● Goal
Select each line where the word "this" appears.

[Records with drawing code]
------

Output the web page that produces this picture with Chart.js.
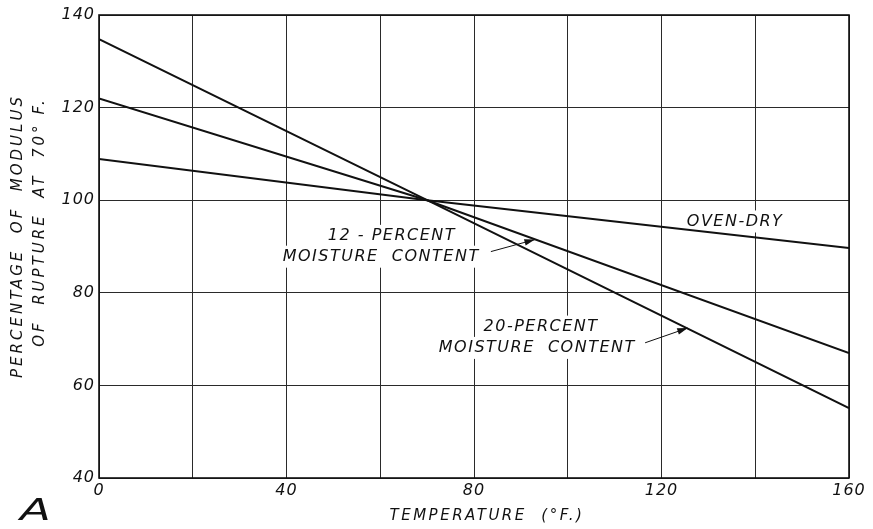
<!DOCTYPE html>
<html>
<head>
<meta charset="utf-8">
<script src="https://cdn.jsdelivr.net/npm/chart.js@4"></script>
<style>
  html, body { margin: 0; padding: 0; background: #fff; overflow: hidden; }
  #wrap { width: 873px; height: 529px; }
  canvas { display: block; }
</style>
</head>
<body>
<div id="wrap"><canvas id="chart" width="873" height="529"></canvas></div>
<script>
// temperature (deg F) and percentage of modulus of rupture at 70 F
const temps = [0, 70, 160];
const ovenDry = [108.9, 100, 89.7];
const moist12 = [122.0, 100, 67.0];
const moist20 = [134.8, 100, 55.1];
const xTicks = [0, 40, 80, 120, 160];

// labels placed in data units: [text, x, y]
const notes = [
    ['OVEN-DRY', 135.7, 95.4],
    ['12 - PERCENT', 62.5, 92.3],
    ['MOISTURE  CONTENT', 60.2, 87.8],
    ['20-PERCENT', 94.3, 72.7],
    ['MOISTURE  CONTENT', 93.5, 68.1]
];
// arrows: [fromX, fromY, toX, toY] in data units
const arrows = [
    [83.6, 88.9, 93.0, 91.5],
    [116.5, 69.2, 125.6, 72.4]
];

const xTitle = 'TEMPERATURE  (°F.)';
const yTitle = ['PERCENTAGE  OF  MODULUS', 'OF  RUPTURE  AT  70° F.'];

const FONT = 'DejaVu Sans';
const NOTE_FONT = 'italic 16px "' + FONT + '"';

function pts(vals) {
    return temps.map((t, i) => ({ x: t, y: vals[i] }));
}

const notesPlugin = {
    id: 'notes',
    beforeDraw(chart) {
        chart.ctx.letterSpacing = '1px';
    },
    beforeDatasetsDraw(chart) {
        // blank the grid behind the lettering, lines still go over it
        const ctx = chart.ctx;
        const xs = chart.scales.x, ys = chart.scales.y;
        ctx.save();
        ctx.font = NOTE_FONT;
        ctx.letterSpacing = '1.5px';
        ctx.fillStyle = '#fff';
        notes.forEach(n => {
            const px = xs.getPixelForValue(n[1]);
            const py = ys.getPixelForValue(n[2]);
            const w = ctx.measureText(n[0]).width;
            ctx.fillRect(px - w / 2 - 4, py - 11, w + 8, 22);
        });
        ctx.restore();
    },
    afterDatasetsDraw(chart) {
        const ctx = chart.ctx;
        const xs = chart.scales.x, ys = chart.scales.y;
        const ca = chart.chartArea;
        ctx.save();
        ctx.font = NOTE_FONT;
        ctx.letterSpacing = '1.5px';
        ctx.textAlign = 'center';
        ctx.textBaseline = 'middle';
        ctx.fillStyle = '#111';
        notes.forEach(n => {
            ctx.fillText(n[0], xs.getPixelForValue(n[1]), ys.getPixelForValue(n[2]));
        });
        ctx.strokeStyle = '#111';
        ctx.lineWidth = 1;
        arrows.forEach(a => {
            const x1 = xs.getPixelForValue(a[0]), y1 = ys.getPixelForValue(a[1]);
            const x2 = xs.getPixelForValue(a[2]), y2 = ys.getPixelForValue(a[3]);
            ctx.beginPath();
            ctx.moveTo(x1, y1);
            ctx.lineTo(x2, y2);
            ctx.stroke();
            const ang = Math.atan2(y2 - y1, x2 - x1);
            ctx.beginPath();
            ctx.moveTo(x2, y2);
            ctx.lineTo(x2 - 11 * Math.cos(ang - 0.3), y2 - 11 * Math.sin(ang - 0.3));
            ctx.lineTo(x2 - 11 * Math.cos(ang + 0.3), y2 - 11 * Math.sin(ang + 0.3));
            ctx.closePath();
            ctx.fill();
        });

        // axis titles
        ctx.font = 'italic 15px "' + FONT + '"';
        ctx.letterSpacing = '2.5px';
        ctx.fillText(xTitle, 487, 516);
        ctx.save();
        ctx.letterSpacing = '3px';
        ctx.translate(18, 236);
        ctx.rotate(-Math.PI / 2);
        ctx.fillText(yTitle[0], 0, 0);
        ctx.restore();
        ctx.save();
        ctx.letterSpacing = '3px';
        ctx.translate(40, 222);
        ctx.rotate(-Math.PI / 2);
        ctx.fillText(yTitle[1], 0, 0);
        ctx.restore();

        // panel letter
        ctx.save();
        ctx.letterSpacing = '0px';
        ctx.font = 'italic 30px "' + FONT + '"';
        ctx.textAlign = 'left';
        ctx.textBaseline = 'alphabetic';
        ctx.translate(20, 520);
        ctx.scale(1.5, 1);
        ctx.fillText('A', 0, 0);
        ctx.restore();

        // frame
        ctx.lineWidth = 1.6;
        ctx.strokeRect(ca.left, ca.top, ca.right - ca.left, ca.bottom - ca.top);
        ctx.restore();
    }
};

new Chart(document.getElementById('chart').getContext('2d'), {
    type: 'line',
    data: {
        datasets: [
            { label: 'Oven-dry', data: pts(ovenDry) },
            { label: '12-percent moisture content', data: pts(moist12) },
            { label: '20-percent moisture content', data: pts(moist20) }
        ].map(d => Object.assign(d, {
            borderColor: '#111',
            borderWidth: 2,
            pointRadius: 0,
            fill: false,
            tension: 0
        }))
    },
    options: {
        responsive: false,
        animation: false,
        events: [],
        layout: { padding: { top: 15, right: 24, left: 0, bottom: 0 } },
        plugins: { legend: { display: false }, tooltip: { enabled: false } },
        scales: {
            x: {
                type: 'linear',
                min: 0,
                max: 160,
                afterBuildTicks: s => { s.ticks = [0, 20, 40, 60, 80, 100, 120, 140, 160].map(v => ({ value: v })); },
                afterFit: s => { s.height = 51; },
                grid: { color: '#2a2a2a', lineWidth: 1, drawTicks: false },
                border: { display: false },
                ticks: {
                    color: '#111',
                    font: { family: FONT, style: 'italic', size: 16 },
                    padding: 3,
                    maxRotation: 0,
                    autoSkip: false,
                    callback: v => xTicks.includes(v) ? String(v) : ''
                }
            },
            y: {
                min: 40,
                max: 140,
                afterFit: s => { s.width = 99; },
                grid: { color: '#2a2a2a', lineWidth: 1, drawTicks: false },
                border: { display: false },
                ticks: {
                    stepSize: 20,
                    color: '#111',
                    font: { family: FONT, style: 'italic', size: 16 },
                    padding: 4
                }
            }
        }
    },
    plugins: [notesPlugin]
});
</script>
</body>
</html>
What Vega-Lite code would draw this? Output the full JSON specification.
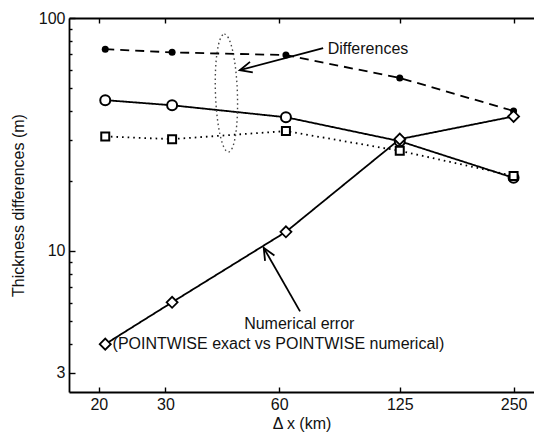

------

● Solved problem
Output the web page that produces this picture with Chart.js.
What Vega-Lite code would draw this? Output the full JSON specification.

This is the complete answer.